Tous les états d’urgence se valent-ils ?

En novembre 2015, après les attentats du Bataclan, puis à cinq reprises sous le quinquennat Hollande, la question de l’état d’urgence — sécuritaire cette fois — est posée aux députés. Lors de la précédente législature, l’Assemblée se polarise autour de deux forces principales : la majorité à gauche et Les Républicains à droite. Retour sur le vote des députés en détails.

À droite, le message est clair. Depuis 2015, on vote l’état d’urgence sécuritaire. De rares exceptions s’écartent toutefois de la consigne de vote, comme Pierre Lellouche (LR), Jean-Frédéric Poisson (LR) et un certain Édouard Philippe (LR), lors du scrutin du 13 décembre 2016. Même consigne pour l’état d’urgence sanitaire, du moins jusqu’au 9 mai dernier, lors du premier vote pour le rallonger. Si certains gardent le cap en maintenant leur vote favorable à l’image de Christian Jacob (LR), nombreux sont ceux qui finissent par voter contre le renouvellement de l’état d’urgence sanitaire. Parmis eux, Éric Ciotti (LR) et Marc Le Fur (LR) regrettent la faible consultation des parlementaires. « Ce n’est pas indigne que de vouloir réclamer que le Parlement soit écouté”, explique Philippe Gosselin (LR), le 7 novembre 2020, à la tribune pour justifier son opposition au texte.

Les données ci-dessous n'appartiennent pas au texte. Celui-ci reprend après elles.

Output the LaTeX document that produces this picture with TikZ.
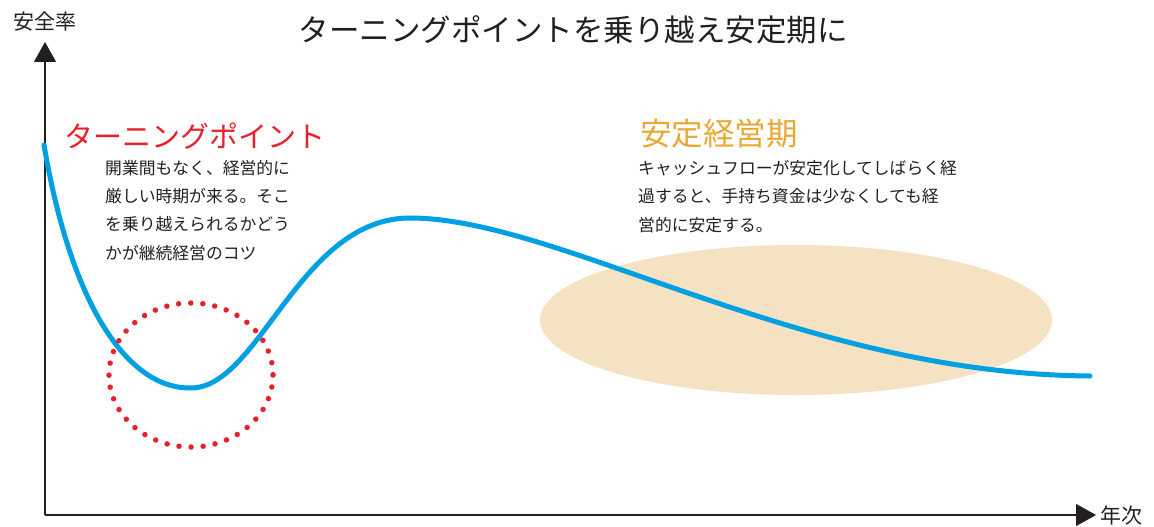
\documentclass[tikz,border=0pt]{standalone}
\usepackage{fontspec}
\newfontfamily\jpfont{Noto Sans CJK JP}
\usetikzlibrary{arrows.meta}
\definecolor{curveblue}{HTML}{00A0E2}
\definecolor{turnred}{HTML}{E8202A}
\definecolor{stableorange}{HTML}{E9A733}
\definecolor{stablefill}{HTML}{F5E2C2}
\definecolor{textgray}{HTML}{231F20}

\begin{document}
\begin{tikzpicture}[x=1pt, y=-1pt, >={Triangle[width=22pt,length=20pt]},
  axis/.style={->, line width=1.1pt, textgray},
  axislabel/.style={font=\jpfont\fontsize{21}{21}\selectfont, textgray, inner sep=0pt},
  body/.style={font=\jpfont\fontsize{16.8}{28.3}\selectfont, textgray, align=left, anchor=north west, inner sep=0pt}]
  \useasboundingbox (0,0) rectangle (1154,527);

  % Stable period area
  \fill[stablefill] (796,320) ellipse [x radius=256, y radius=75];

  % Axes
  \coordinate (origin) at (45,515);
  \coordinate (ytop) at (45,42);
  \coordinate (xend) at (1096,515);
  \draw[axis] (origin) -- (ytop);
  \draw[axis] (origin) -- (xend);
  \node[axislabel] (ylabel) at (45,22) {安全率};
  \node[axislabel, anchor=west] (xlabel) at (1100,515) {年次};

  % Title
  \node[font=\jpfont\fontsize{30.5}{30.5}\selectfont, textgray] (title) at (573,30) {ターニングポイントを乗り越え安定期に};

  % Safety curve
  \draw[curveblue, line width=5pt, line cap=round]
    (44,145) .. controls (72,310) and (130,390) .. (192,388)
    .. controls (260,386) and (300,218) .. (410,218)
    .. controls (560,218) and (800,374) .. (1090,376);

  % Turning point marker
  \draw[turnred, line width=5.5pt, line cap=round, dash pattern=on 0pt off 12.1pt]
    (191,375) ellipse [x radius=82, y radius=72];

  % Turning point text
  \node[font=\jpfont\fontsize{29}{29}\selectfont, turnred, anchor=west, inner sep=0pt] (turn) at (64,136) {ターニングポイント};
  \node[body] (turntext) at (105,160) {開業間もなく、経営的に\\厳しい時期が来る。そこ\\を乗り越えられるかどう\\かが継続経営のコツ};

  % Stable period text
  \node[font=\jpfont\fontsize{31.5}{31.5}\selectfont, stableorange, anchor=west, inner sep=0pt] (stable) at (640,134) {安定経営期};
  \node[body] (stabletext) at (638,160) {キャッシュフローが安定化してしばらく経\\過すると、手持ち資金は少なくしても経\\営的に安定する。};
\end{tikzpicture}
\end{document}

Le président du groupe UDI, Jean Christophe Lagarde, suit le même schéma. Après avoir toujours voté les textes proposant un état d’urgence, il s’oppose en novembre dernier au prolongement de l’état d’urgence sanitaire.

À gauche, sur les 280 députés socialistes élus en 2012, la quasi-totalité vote l’instauration de l’état d’urgence en novembre 2015 ainsi que ses prorogations successives. Lors de la législature suivante, les 30 députés du groupe ne votent pas l’état d’urgence sanitaire, préférant s’abstenir puis voter contre. « Notre principale critique tient au fait qu’il n’y a rien dans le texte sur l’urgence sociale », expliquaient en mai les socialistes.

Du côté de la Gauche démocrate et républicaine (GDR), nombre de députés ont voté pour l’instauration de l’état d’urgence le 19 novembre 2015. Passé ce scrutin, la grande majorité du groupe s’est opposée de manière systématique à toute prolongation ou réinstauration de celui-ci, y compris dans sa version sanitaire. C’est le cas d’André Chassaigne (GDR), Jean-Philippe Nilor (GDR) ou Marie-George Buffet (GDR). « En dépit de l’émotion et de l’effroi qui saisissent chacun d’entre nous, il faut avoir le courage politique de sortir de ce régime d’exception », expliquait André Chassaigne en juillet 2016, lors des discussions pour allonger l’état d’urgence sécuritaire.

Pour l’heure, une nouvelle prolongation de l’état d’urgence sanitaire n’est pas adoptée. Le Sénat devra se prononcer le 27 janvier avant une adoption définitive.